Женщины Каддафи вошли в дверь около 15:00. Сначала Файза, затем Сальма и в конце Мабрука. Сальма была в униформе телохранителя, с револьвером за поясом. Другие носили традиционный наряд. Они осмотрелись – посетителей как раз было множество – и спросили у одной из работниц:

– Где мать Сораи? – И они двинулись прямо к ней. – Мы – члены Революционного Комитета, и вчера мы сопровождали Муаммара во время его визита в школу. Сораю заметили. Она была великолепна в традиционной одежде, и она отлично справилась со своей работой. Мы хотели бы, чтобы она снова вручила цветы папе Муаммару. Нужно, чтобы она сейчас же с нами поехала.

– Это не очень подходящий момент! Вы же видите, что в салоне полно народу. Моя дочь мне нужна!

– Это займет не больше часа.

– Ей нужно будет только подарить цветы?

– Может быть, ей придется сделать макияж некоторым женщинам из окружения Вождя.

– В таком случае, это совсем другое дело. Я должна поехать!

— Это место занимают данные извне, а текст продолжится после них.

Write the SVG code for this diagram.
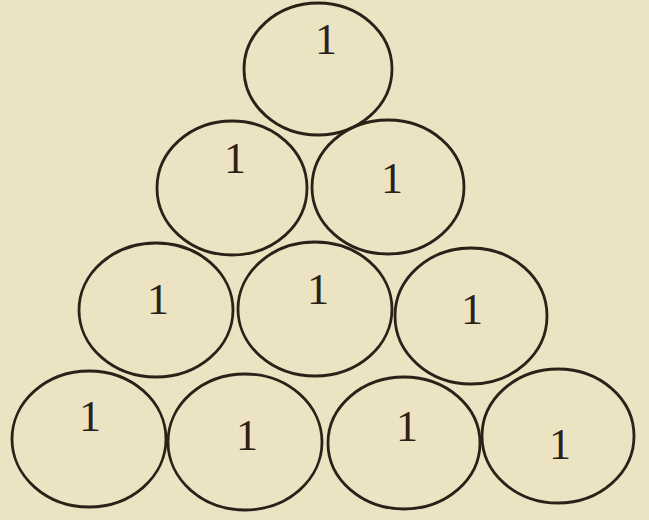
<svg xmlns="http://www.w3.org/2000/svg" width="649" height="520" viewBox="0 0 649 520">
<style>
.c{fill:none;stroke:#2a2118;stroke-width:2.8}
.t{font-family:"Liberation Serif","DejaVu Serif",serif;font-size:44px;fill:#2a2118;text-anchor:middle}
</style>
<rect x="0" y="0" width="649" height="520" fill="#ece3c2"/>
<g id="n1"><ellipse class="c" cx="318" cy="69" rx="74" ry="66"/><text class="t" x="326" y="54">1</text></g>
<g id="n2"><ellipse class="c" cx="232" cy="188" rx="75" ry="67"/><text class="t" x="235" y="173">1</text></g>
<g id="n3"><ellipse class="c" cx="388" cy="187" rx="76" ry="67"/><text class="t" x="392" y="193">1</text></g>
<g id="n4"><ellipse class="c" cx="156" cy="310" rx="77" ry="67"/><text class="t" x="158" y="314">1</text></g>
<g id="n5"><ellipse class="c" cx="315" cy="309" rx="77" ry="67"/><text class="t" x="318" y="304">1</text></g>
<g id="n6"><ellipse class="c" cx="471" cy="316" rx="76" ry="68"/><text class="t" x="472" y="324">1</text></g>
<g id="n7"><ellipse class="c" cx="89" cy="439" rx="77" ry="68"/><text class="t" x="90" y="431">1</text></g>
<g id="n8"><ellipse class="c" cx="245" cy="442" rx="77" ry="68"/><text class="t" x="247" y="450">1</text></g>
<g id="n9"><ellipse class="c" cx="404" cy="443" rx="76" ry="66"/><text class="t" x="407" y="441">1</text></g>
<g id="n10"><ellipse class="c" cx="558" cy="436" rx="76" ry="67"/><text class="t" x="560" y="459">1</text></g>
<g id="connectors"></g>
</svg>
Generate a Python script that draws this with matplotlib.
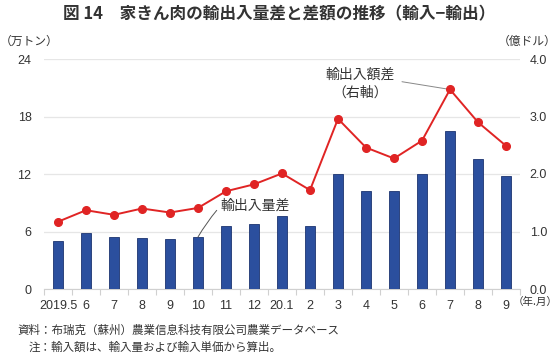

– Нет, нет! Букет будет вручать Сорая.

Я присутствовала при беседе – заинтригованная, потом возбужденная. У мамы в этот день действительно работы было по горло, но мне стало немного неловко оттого, что она так явно выражала свою нерешительность. Если речь идет о Вожде, ни в коем случае нельзя говорить «нет»! В конце концов мать согласилась – у нее не было выбора, – и я последовала за тремя женщинами. Огромный внедорожник был припаркован возле магазина. Шофер тронулся еще до того, как мы все уселись. Мабрука впереди, я – сзади, зажатая между Сальмой и Файзой. Мы вихрем умчались в сопровождении двух машин с охраной, которые я сразу заметила. Я могла попрощаться со своим детством.